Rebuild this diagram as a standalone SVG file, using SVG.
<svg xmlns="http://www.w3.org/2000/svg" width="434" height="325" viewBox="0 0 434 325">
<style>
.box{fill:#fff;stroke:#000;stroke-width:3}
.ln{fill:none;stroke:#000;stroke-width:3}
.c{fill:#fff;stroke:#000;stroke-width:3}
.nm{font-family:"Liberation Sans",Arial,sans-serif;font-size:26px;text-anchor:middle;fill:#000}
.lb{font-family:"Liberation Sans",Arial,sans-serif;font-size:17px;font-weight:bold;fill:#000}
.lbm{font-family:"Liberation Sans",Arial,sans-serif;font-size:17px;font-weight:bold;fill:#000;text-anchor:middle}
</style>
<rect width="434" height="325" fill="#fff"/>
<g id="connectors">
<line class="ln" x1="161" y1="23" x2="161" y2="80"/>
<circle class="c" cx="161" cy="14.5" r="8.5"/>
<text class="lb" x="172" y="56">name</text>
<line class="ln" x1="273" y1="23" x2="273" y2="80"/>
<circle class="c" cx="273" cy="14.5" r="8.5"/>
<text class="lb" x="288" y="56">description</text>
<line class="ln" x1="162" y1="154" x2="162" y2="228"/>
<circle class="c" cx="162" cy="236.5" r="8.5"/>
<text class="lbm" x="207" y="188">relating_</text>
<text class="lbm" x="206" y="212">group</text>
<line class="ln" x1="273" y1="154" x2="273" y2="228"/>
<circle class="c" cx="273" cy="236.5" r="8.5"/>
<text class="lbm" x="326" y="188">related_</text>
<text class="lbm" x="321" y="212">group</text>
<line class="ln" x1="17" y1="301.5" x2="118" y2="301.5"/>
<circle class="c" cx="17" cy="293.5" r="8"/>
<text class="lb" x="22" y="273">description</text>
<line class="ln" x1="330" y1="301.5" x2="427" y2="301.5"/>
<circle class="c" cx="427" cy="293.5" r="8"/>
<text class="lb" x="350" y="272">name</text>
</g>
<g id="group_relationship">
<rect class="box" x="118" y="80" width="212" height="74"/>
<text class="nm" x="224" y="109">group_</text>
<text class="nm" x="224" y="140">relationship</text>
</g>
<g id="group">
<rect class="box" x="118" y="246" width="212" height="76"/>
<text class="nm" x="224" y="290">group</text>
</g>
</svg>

__________________________________________________

Exercise
Copy all of the material word for word.

Finished answer
Rebuild this diagram as a standalone SVG file, using SVG.
<svg xmlns="http://www.w3.org/2000/svg" width="434" height="325" viewBox="0 0 434 325">
<style>
.box{fill:#fff;stroke:#000;stroke-width:3}
.ln{fill:none;stroke:#000;stroke-width:3}
.c{fill:#fff;stroke:#000;stroke-width:3}
.nm{font-family:"Liberation Sans",Arial,sans-serif;font-size:26px;text-anchor:middle;fill:#000}
.lb{font-family:"Liberation Sans",Arial,sans-serif;font-size:17px;font-weight:bold;fill:#000}
.lbm{font-family:"Liberation Sans",Arial,sans-serif;font-size:17px;font-weight:bold;fill:#000;text-anchor:middle}
</style>
<rect width="434" height="325" fill="#fff"/>
<g id="connectors">
<line class="ln" x1="161" y1="23" x2="161" y2="80"/>
<circle class="c" cx="161" cy="14.5" r="8.5"/>
<text class="lb" x="172" y="56">name</text>
<line class="ln" x1="273" y1="23" x2="273" y2="80"/>
<circle class="c" cx="273" cy="14.5" r="8.5"/>
<text class="lb" x="288" y="56">description</text>
<line class="ln" x1="162" y1="154" x2="162" y2="228"/>
<circle class="c" cx="162" cy="236.5" r="8.5"/>
<text class="lbm" x="207" y="188">relating_</text>
<text class="lbm" x="206" y="212">group</text>
<line class="ln" x1="273" y1="154" x2="273" y2="228"/>
<circle class="c" cx="273" cy="236.5" r="8.5"/>
<text class="lbm" x="326" y="188">related_</text>
<text class="lbm" x="321" y="212">group</text>
<line class="ln" x1="17" y1="301.5" x2="118" y2="301.5"/>
<circle class="c" cx="17" cy="293.5" r="8"/>
<text class="lb" x="22" y="273">description</text>
<line class="ln" x1="330" y1="301.5" x2="427" y2="301.5"/>
<circle class="c" cx="427" cy="293.5" r="8"/>
<text class="lb" x="350" y="272">name</text>
</g>
<g id="group_relationship">
<rect class="box" x="118" y="80" width="212" height="74"/>
<text class="nm" x="224" y="109">group_</text>
<text class="nm" x="224" y="140">relationship</text>
</g>
<g id="group">
<rect class="box" x="118" y="246" width="212" height="76"/>
<text class="nm" x="224" y="290">group</text>
</g>
</svg>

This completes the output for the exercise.